February 2020: An agreement is signed that creates a roadmap for significant de-escalation and includes guarantees that the country will not be used for terrorist activity. Days after its signing, Taliban fighters carried out attacks on Afghan security forces.

November 17, 2020: U.S. Defense Secretary Christopher C. Miller announces a significant decrease in the number of troops in Afghanistan by January. The announcement comes days before President Joe Biden will be inaugurated.

April 14, 2021: President Joe Biden announces the U.S. will completely withdraw on September 11, 2021. Claims the remaining troops will be withdrawn, regardless of progress made on peace agreements. Biden announces continued assistance to Afghan security forces.

August 15, 2021: The Afghan government collapses as the Taliban take Kabul. They overran the capital and the presidential palace mere hours after the sitting president fled the country. The Taliban effectively re-seized most of the country.

August 26, 2021: Thirteen U.S. service members and eighteen others are injured during an attack outside the Kabul airport. 170 Afghan civilians were also killed. The Islamic State claimed responsibility for the attack.

August 30, 2021: The last U.S. forces depart Afghanistan, leaving behind up to 200 Americans and thousands of Afghans who helped the U.S. and NATO. U.S. Secretary of State Antony Blinken says Washington will make a deal to get them out, promises future action in Afghanistan will focus on diplomacy. Afghanistan officially falls under Taliban rule.

U.S. Hearing:

The withdrawal drew criticism from both parties, as former President Donald Trump blamed the Biden administration for the failures, while the Biden administration blamed Trump for a poor execution plan. Both Mark Milley and Kenneth McKenzie argue that both parties are wrong. They blamed all the administrations, including those before them.

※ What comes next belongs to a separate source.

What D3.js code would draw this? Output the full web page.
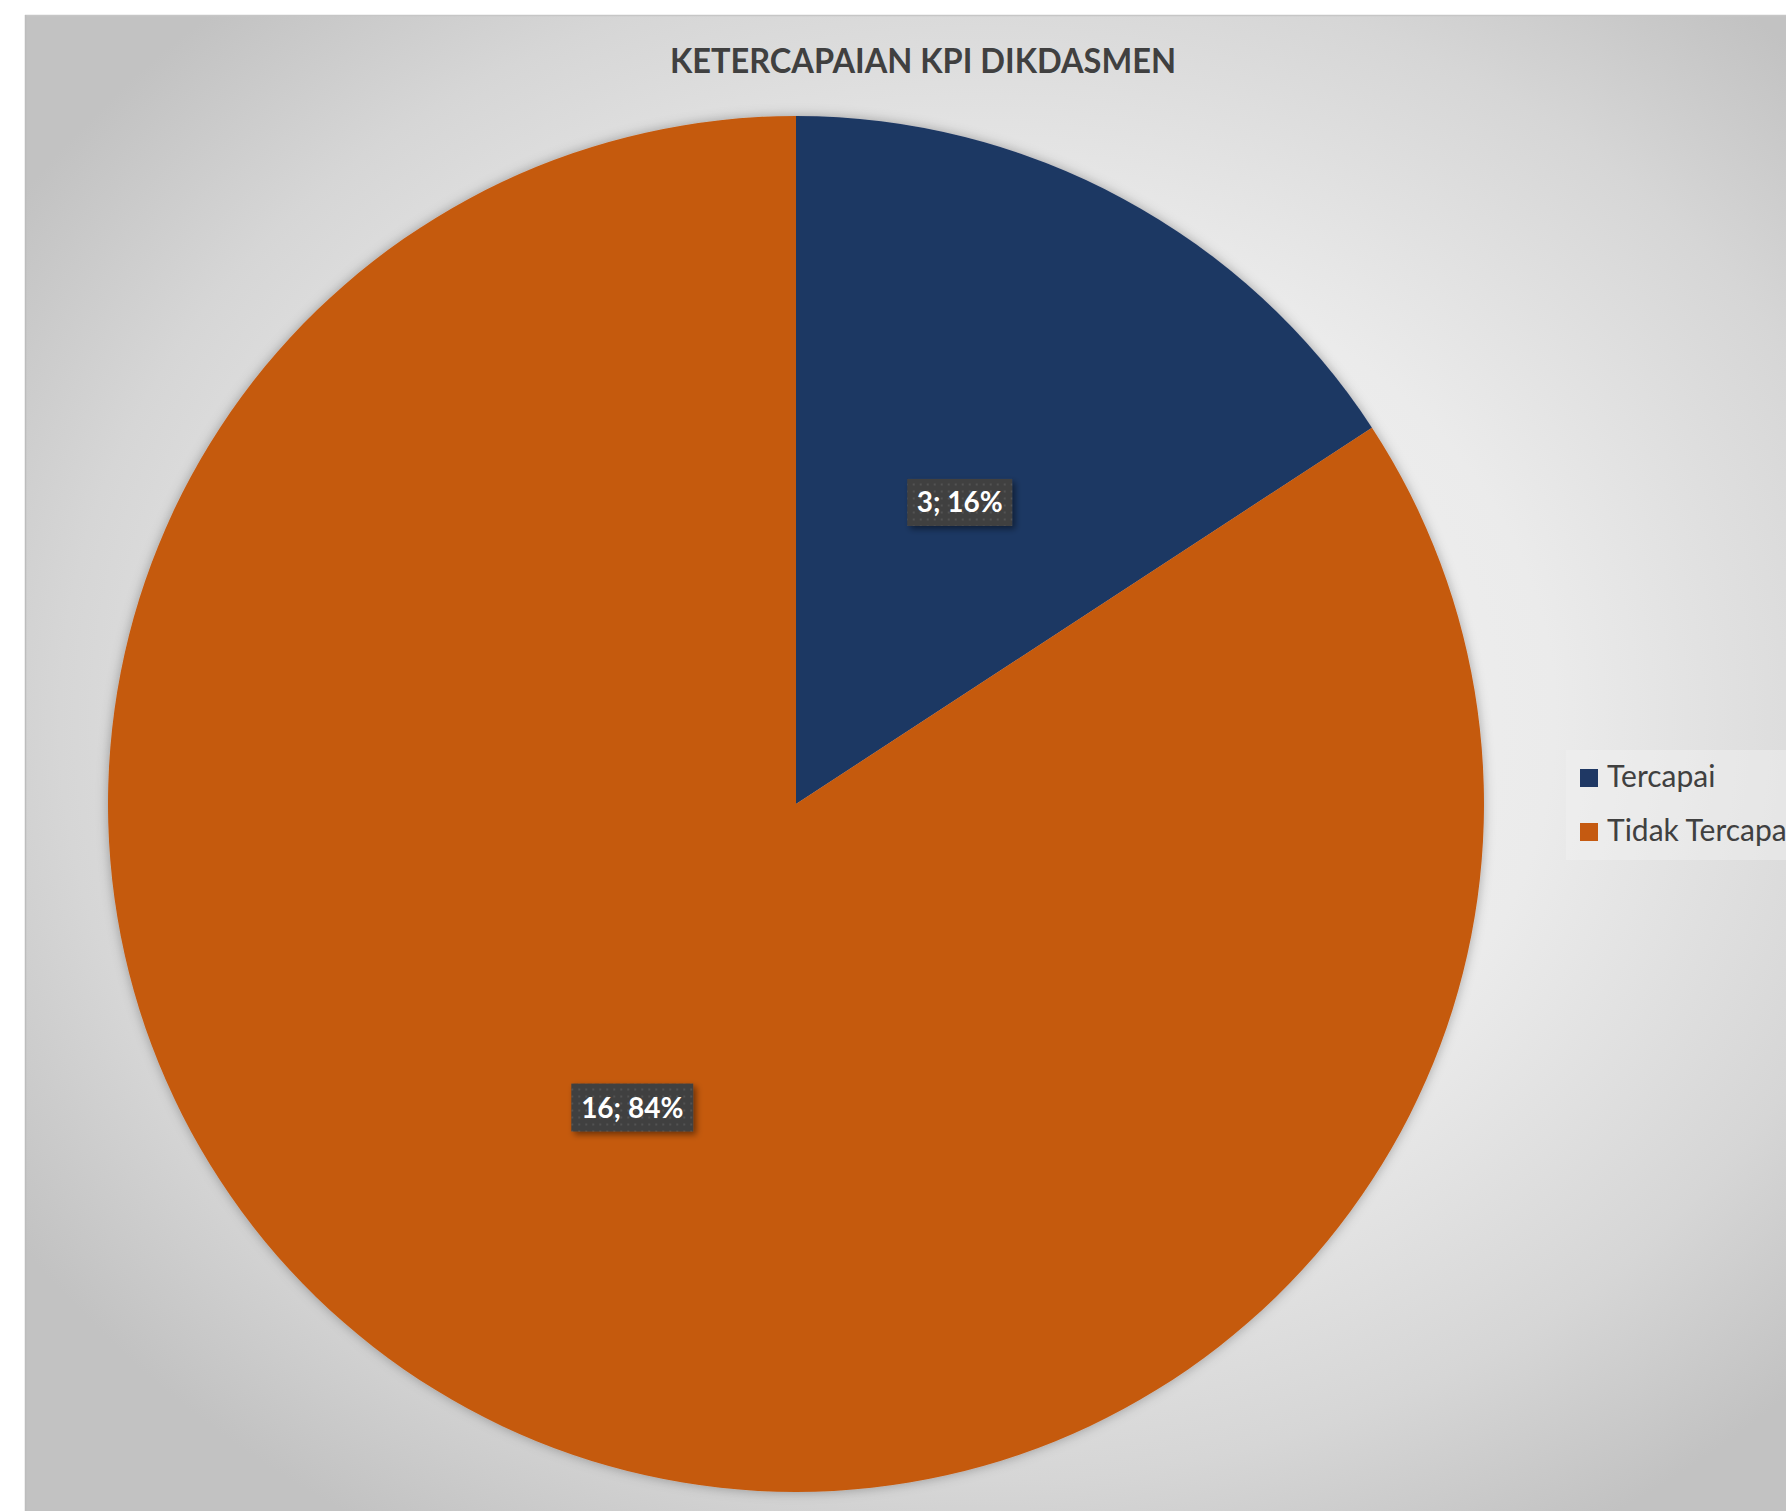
<!DOCTYPE html>
<html><head><meta charset="utf-8">
<script src="https://cdn.jsdelivr.net/npm/d3@7/dist/d3.min.js"></script>
<style>html,body{margin:0;padding:0;background:#fff;overflow:hidden}svg{display:block}</style>
</head><body>
<script>
const categories = ["Tercapai", "Tidak Tercapai"];
const values = [3, 16];
const percentLabels = ["16%", "84%"];
const colors = ["#1F3864", "#C55A11"];
const title = "KETERCAPAIAN KPI DIKDASMEN";

const W = 1786, H = 1511;
const svg = d3.select("body").append("svg").attr("width", W).attr("height", H);
const defs = svg.append("defs");

const rg = defs.append("radialGradient").attr("id","bg").attr("gradientUnits","userSpaceOnUse")
  .attr("cx",0).attr("cy",0).attr("r",1)
  .attr("gradientTransform","translate(980,720) scale(1150,950)");
rg.append("stop").attr("offset","0").attr("stop-color","#f5f5f5");
rg.append("stop").attr("offset","0.5").attr("stop-color","#ebebeb");
rg.append("stop").attr("offset","0.8").attr("stop-color","#d6d6d6");
rg.append("stop").attr("offset","1").attr("stop-color","#c2c2c2");

const pat = defs.append("pattern").attr("id","dots").attr("patternUnits","userSpaceOnUse")
  .attr("width",7).attr("height",7);
pat.append("rect").attr("width",7).attr("height",7).attr("fill","#404040");
pat.append("rect").attr("x",2).attr("y",2).attr("width",2).attr("height",2).attr("fill","#535353");

const sh = defs.append("filter").attr("id","pieShadow").attr("x","-10%").attr("y","-10%").attr("width","120%").attr("height","120%");
sh.append("feDropShadow").attr("dx",0).attr("dy",0).attr("stdDeviation",6).attr("flood-color","#000").attr("flood-opacity",0.3);
const ls = defs.append("filter").attr("id","lblShadow").attr("x","-20%").attr("y","-30%").attr("width","150%").attr("height","180%");
ls.append("feDropShadow").attr("dx",3).attr("dy",3).attr("stdDeviation",3).attr("flood-color","#000").attr("flood-opacity",0.45);

// chart area
svg.append("rect").attr("x",25).attr("y",15).attr("width",W-25).attr("height",H-15).attr("fill","url(#bg)");
svg.append("line").attr("x1",25).attr("y1",15.5).attr("x2",W).attr("y2",15.5).attr("stroke","#c6c6c6").attr("stroke-width",1.5);
svg.append("line").attr("x1",25.5).attr("y1",15).attr("x2",25.5).attr("y2",H).attr("stroke","#bdbdbd").attr("stroke-width",1.5);

// title
svg.append("text").attr("x",923).attr("y",73).attr("text-anchor","middle")
  .attr("font-family","Lato, 'Open Sans', sans-serif").attr("font-weight","bold")
  .attr("font-size",35).attr("fill","#404040")
  .attr("textLength",506).attr("lengthAdjust","spacingAndGlyphs").text(title);

// pie
const cx = 796, cy = 804, R = 688;
const pie = d3.pie().sort(null).value(d => d)(values);
const arc = d3.arc().innerRadius(0).outerRadius(R);
const g = svg.append("g").attr("transform",`translate(${cx},${cy})`);
g.append("g").attr("filter","url(#pieShadow)").selectAll("path").data(pie).join("path")
  .attr("d",arc).attr("fill",(d,i)=>colors[i]);

// data labels
const labelArc = d3.arc().innerRadius(R*0.5).outerRadius(R*0.5);
const lbl = g.selectAll("g.lbl").data(pie).join("g").attr("class","lbl")
  .attr("transform",(d,i)=>{
    const c = labelArc.centroid(d);
    return `translate(${c[0]},${c[1]+1})`;
  });
const boxW = [105,122], boxH = [47,48];
lbl.append("rect")
  .attr("x",(d,i)=>-boxW[i]/2).attr("y",(d,i)=>-boxH[i]/2)
  .attr("width",(d,i)=>boxW[i]).attr("height",(d,i)=>boxH[i])
  .attr("fill","url(#dots)").attr("filter","url(#lblShadow)");
lbl.append("text").attr("text-anchor","middle").attr("y",10)
  .attr("font-family","Lato, 'Open Sans', sans-serif").attr("font-weight","bold")
  .attr("font-size",28).attr("fill","#ffffff")
  .text((d,i)=>`${values[i]}; ${percentLabels[i]}`);

// legend
const leg = svg.append("g");
leg.append("rect").attr("x",1566).attr("y",750).attr("width",W-1566).attr("height",110).attr("fill","#f1f1f1").attr("opacity",0.45);
const li = leg.selectAll("g.li").data(categories).join("g").attr("class","li")
  .attr("transform",(d,i)=>`translate(1580,${769+i*54})`);
li.append("rect").attr("width",18).attr("height",18).attr("fill",(d,i)=>colors[i]);
li.append("text").attr("x",27).attr("y",18)
  .attr("font-family","Lato, 'Open Sans', sans-serif").attr("font-size",30).attr("fill","#404040").text(d=>d);
</script>
</body></html>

Mr. Milley claimed that the Doha agreement that set the terms of U.S. departure, “pulled the rug out, morale wise,” from the Afghan government and its security forces. He also claimed that the civilian evacuations were “too slow and too late.” He had advised 2,500 troops to be on the ground to prevent the Taliban from taking control.

They both criticized the U.S. State Department for not evacuating U.S. citizens before the military withdrawal took place. They both claim they had no idea how many Americans were in Afghanistan, and they had no idea how many got out.

Family members of fallen service members attended this assessment of the U.S. withdrawal. The retired generals were able to be critical since they no longer serve in the U.S. military.


The withdrawal has been a failure used by Republican’s to target President Biden’s ability to handle international affairs. Most of the hearing followed the typical arguments used by both Republican’s and Democrat’s. However, the one piece of bipartisan news that passed through the room was the expansion of Afghan visas for immigrants and refugees. Veterans of the war and U.S. lawmakers have been fighting to increase the number of visas allowed to be distributed. The announcement is expected to be made during the budget deal that is expected to pass this week.

Both the Trump and Biden administrations have used this event to attack each other ahead of the 2024 election.